— Begin SUPPLIED INFORMATION —

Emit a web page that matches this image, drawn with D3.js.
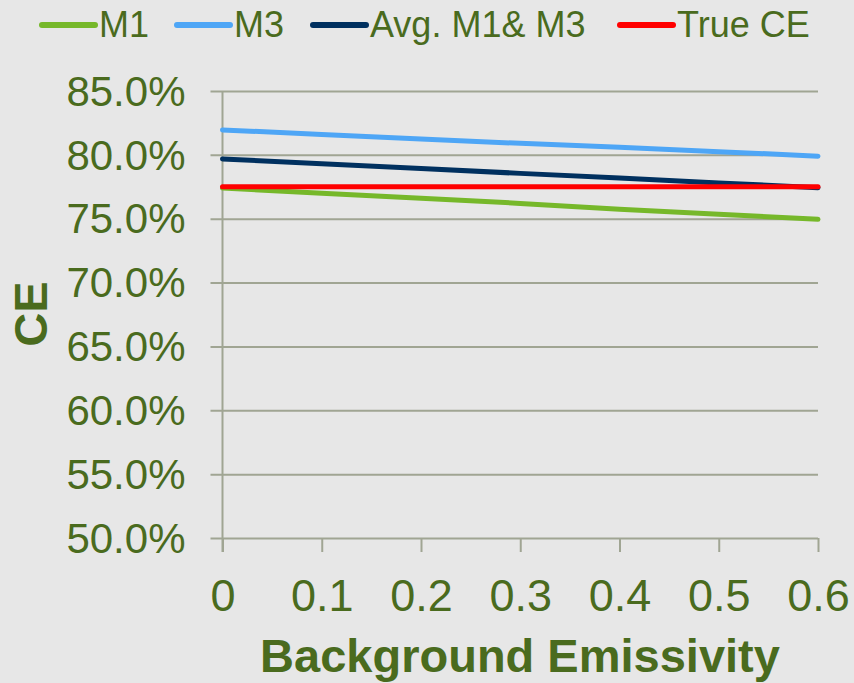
<!DOCTYPE html>
<html>
<head>
<meta charset="utf-8">
<script src="https://cdn.jsdelivr.net/npm/d3@7"></script>
<style>
  html, body { margin: 0; padding: 0; background: #e7e7e7; }
  svg { display: block; }
  text { font-family: "Liberation Sans", Arial, sans-serif; fill: #4a6b1e; }
</style>
</head>
<body>
<svg id="chart" width="854" height="683"></svg>
<script>
// Background emissivity values (x) and conversion-efficiency estimates (%)
const emissivity = [0, 0.1, 0.2, 0.3, 0.4, 0.5, 0.6];
const m1   = [77.4, 77.0, 76.6, 76.2, 75.75, 75.35, 74.95];
const m3   = [81.95, 81.6, 81.25, 80.9, 80.6, 80.25, 79.9];
const avg  = [79.68, 79.3, 78.93, 78.55, 78.18, 77.8, 77.43];
const trueCE = [77.5, 77.5, 77.5, 77.5, 77.5, 77.5, 77.5];

const seriesNames  = ["M1", "M3", "Avg. M1& M3", "True CE"];
const seriesColors = ["#76b82a", "#4ea6f6", "#00305f", "#ff0000"];
const seriesValues = [m1, m3, avg, trueCE];

const yTicks = [50, 55, 60, 65, 70, 75, 80, 85];
const xTicks = [0, 0.1, 0.2, 0.3, 0.4, 0.5, 0.6];

const svg = d3.select("#chart");
const gridColor = "#a0a593";
const textColor = "#4a6b1e";

const x = d3.scaleLinear().domain([0, 0.6]).range([222.5, 818]);
const y = d3.scaleLinear().domain([50, 85]).range([538, 91]);
const plotW = x.range()[1] - x.range()[0];

// Horizontal gridlines with short outward ticks on the left
const yAxis = d3.axisLeft(y)
  .tickValues(yTicks)
  .tickSize(0)
  .tickFormat(d => d.toFixed(1) + "%");

const gy = svg.append("g")
  .attr("transform", `translate(${x.range()[1]},0)`)
  .call(yAxis);
gy.select(".domain").remove();
gy.selectAll(".tick line")
  .attr("stroke", gridColor).attr("stroke-width", 2)
  .attr("x1", 0).attr("x2", -plotW - 12);
gy.selectAll(".tick text")
  .attr("x", -plotW - 37)
  .attr("dy", "0.34em")
  .style("font-size", "42px")
  .attr("fill", textColor);

// Vertical axis line
svg.append("line")
  .attr("x1", x(0)).attr("x2", x(0))
  .attr("y1", y(85)).attr("y2", y(50) + 14)
  .attr("stroke", gridColor).attr("stroke-width", 2);

// Bottom axis: tick marks below the 50% line and labels
const xAxis = d3.axisBottom(x)
  .tickValues(xTicks)
  .tickSize(14)
  .tickPadding(27)
  .tickFormat(d => d === 0 ? "0" : d3.format(".1f")(d));

const gx = svg.append("g")
  .attr("transform", `translate(0,${y(50)})`)
  .call(xAxis);
gx.select(".domain").remove();
gx.selectAll(".tick line").attr("stroke", gridColor).attr("stroke-width", 2);
gx.selectAll(".tick text")
  .style("font-size", "45px")
  .attr("fill", textColor);

// Series lines
const line = d3.line()
  .x((d, i) => x(emissivity[i]))
  .y(d => y(d));

seriesValues.forEach((vals, k) => {
  svg.append("path")
    .datum(vals)
    .attr("d", line)
    .attr("fill", "none")
    .attr("stroke", seriesColors[k])
    .attr("stroke-width", 5)
    .attr("stroke-linecap", "round")
    .attr("stroke-linejoin", "round");
});

// Axis titles
svg.append("text")
  .attr("x", 520).attr("y", 672)
  .attr("text-anchor", "middle")
  .style("font-size", "47px").style("font-weight", "bold")
  .text("Background Emissivity");

svg.append("text")
  .attr("transform", "translate(47,314) rotate(-90)")
  .attr("text-anchor", "middle")
  .style("font-size", "47px").style("font-weight", "bold")
  .text("CE");

// Legend
const legendX = [42, 177, 313, 620];
seriesNames.forEach((name, k) => {
  const g = svg.append("g").attr("transform", `translate(${legendX[k]},0)`);
  g.append("line")
    .attr("x1", 0).attr("x2", 53)
    .attr("y1", 25).attr("y2", 25)
    .attr("stroke", seriesColors[k])
    .attr("stroke-width", 6)
    .attr("stroke-linecap", "round");
  g.append("text")
    .attr("x", 57).attr("y", 37)
    .style("font-size", "36px")
    .text(name);
});
</script>
</body>
</html>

— End SUPPLIED INFORMATION —

Exclude every picture and copy the remaining data exactly.

● **WRITTEN ANSWER**:
Emit a web page that matches this image, drawn with D3.js.
<!DOCTYPE html>
<html>
<head>
<meta charset="utf-8">
<script src="https://cdn.jsdelivr.net/npm/d3@7"></script>
<style>
  html, body { margin: 0; padding: 0; background: #e7e7e7; }
  svg { display: block; }
  text { font-family: "Liberation Sans", Arial, sans-serif; fill: #4a6b1e; }
</style>
</head>
<body>
<svg id="chart" width="854" height="683"></svg>
<script>
// Background emissivity values (x) and conversion-efficiency estimates (%)
const emissivity = [0, 0.1, 0.2, 0.3, 0.4, 0.5, 0.6];
const m1   = [77.4, 77.0, 76.6, 76.2, 75.75, 75.35, 74.95];
const m3   = [81.95, 81.6, 81.25, 80.9, 80.6, 80.25, 79.9];
const avg  = [79.68, 79.3, 78.93, 78.55, 78.18, 77.8, 77.43];
const trueCE = [77.5, 77.5, 77.5, 77.5, 77.5, 77.5, 77.5];

const seriesNames  = ["M1", "M3", "Avg. M1& M3", "True CE"];
const seriesColors = ["#76b82a", "#4ea6f6", "#00305f", "#ff0000"];
const seriesValues = [m1, m3, avg, trueCE];

const yTicks = [50, 55, 60, 65, 70, 75, 80, 85];
const xTicks = [0, 0.1, 0.2, 0.3, 0.4, 0.5, 0.6];

const svg = d3.select("#chart");
const gridColor = "#a0a593";
const textColor = "#4a6b1e";

const x = d3.scaleLinear().domain([0, 0.6]).range([222.5, 818]);
const y = d3.scaleLinear().domain([50, 85]).range([538, 91]);
const plotW = x.range()[1] - x.range()[0];

// Horizontal gridlines with short outward ticks on the left
const yAxis = d3.axisLeft(y)
  .tickValues(yTicks)
  .tickSize(0)
  .tickFormat(d => d.toFixed(1) + "%");

const gy = svg.append("g")
  .attr("transform", `translate(${x.range()[1]},0)`)
  .call(yAxis);
gy.select(".domain").remove();
gy.selectAll(".tick line")
  .attr("stroke", gridColor).attr("stroke-width", 2)
  .attr("x1", 0).attr("x2", -plotW - 12);
gy.selectAll(".tick text")
  .attr("x", -plotW - 37)
  .attr("dy", "0.34em")
  .style("font-size", "42px")
  .attr("fill", textColor);

// Vertical axis line
svg.append("line")
  .attr("x1", x(0)).attr("x2", x(0))
  .attr("y1", y(85)).attr("y2", y(50) + 14)
  .attr("stroke", gridColor).attr("stroke-width", 2);

// Bottom axis: tick marks below the 50% line and labels
const xAxis = d3.axisBottom(x)
  .tickValues(xTicks)
  .tickSize(14)
  .tickPadding(27)
  .tickFormat(d => d === 0 ? "0" : d3.format(".1f")(d));

const gx = svg.append("g")
  .attr("transform", `translate(0,${y(50)})`)
  .call(xAxis);
gx.select(".domain").remove();
gx.selectAll(".tick line").attr("stroke", gridColor).attr("stroke-width", 2);
gx.selectAll(".tick text")
  .style("font-size", "45px")
  .attr("fill", textColor);

// Series lines
const line = d3.line()
  .x((d, i) => x(emissivity[i]))
  .y(d => y(d));

seriesValues.forEach((vals, k) => {
  svg.append("path")
    .datum(vals)
    .attr("d", line)
    .attr("fill", "none")
    .attr("stroke", seriesColors[k])
    .attr("stroke-width", 5)
    .attr("stroke-linecap", "round")
    .attr("stroke-linejoin", "round");
});

// Axis titles
svg.append("text")
  .attr("x", 520).attr("y", 672)
  .attr("text-anchor", "middle")
  .style("font-size", "47px").style("font-weight", "bold")
  .text("Background Emissivity");

svg.append("text")
  .attr("transform", "translate(47,314) rotate(-90)")
  .attr("text-anchor", "middle")
  .style("font-size", "47px").style("font-weight", "bold")
  .text("CE");

// Legend
const legendX = [42, 177, 313, 620];
seriesNames.forEach((name, k) => {
  const g = svg.append("g").attr("transform", `translate(${legendX[k]},0)`);
  g.append("line")
    .attr("x1", 0).attr("x2", 53)
    .attr("y1", 25).attr("y2", 25)
    .attr("stroke", seriesColors[k])
    .attr("stroke-width", 6)
    .attr("stroke-linecap", "round");
  g.append("text")
    .attr("x", 57).attr("y", 37)
    .style("font-size", "36px")
    .text(name);
});
</script>
</body>
</html>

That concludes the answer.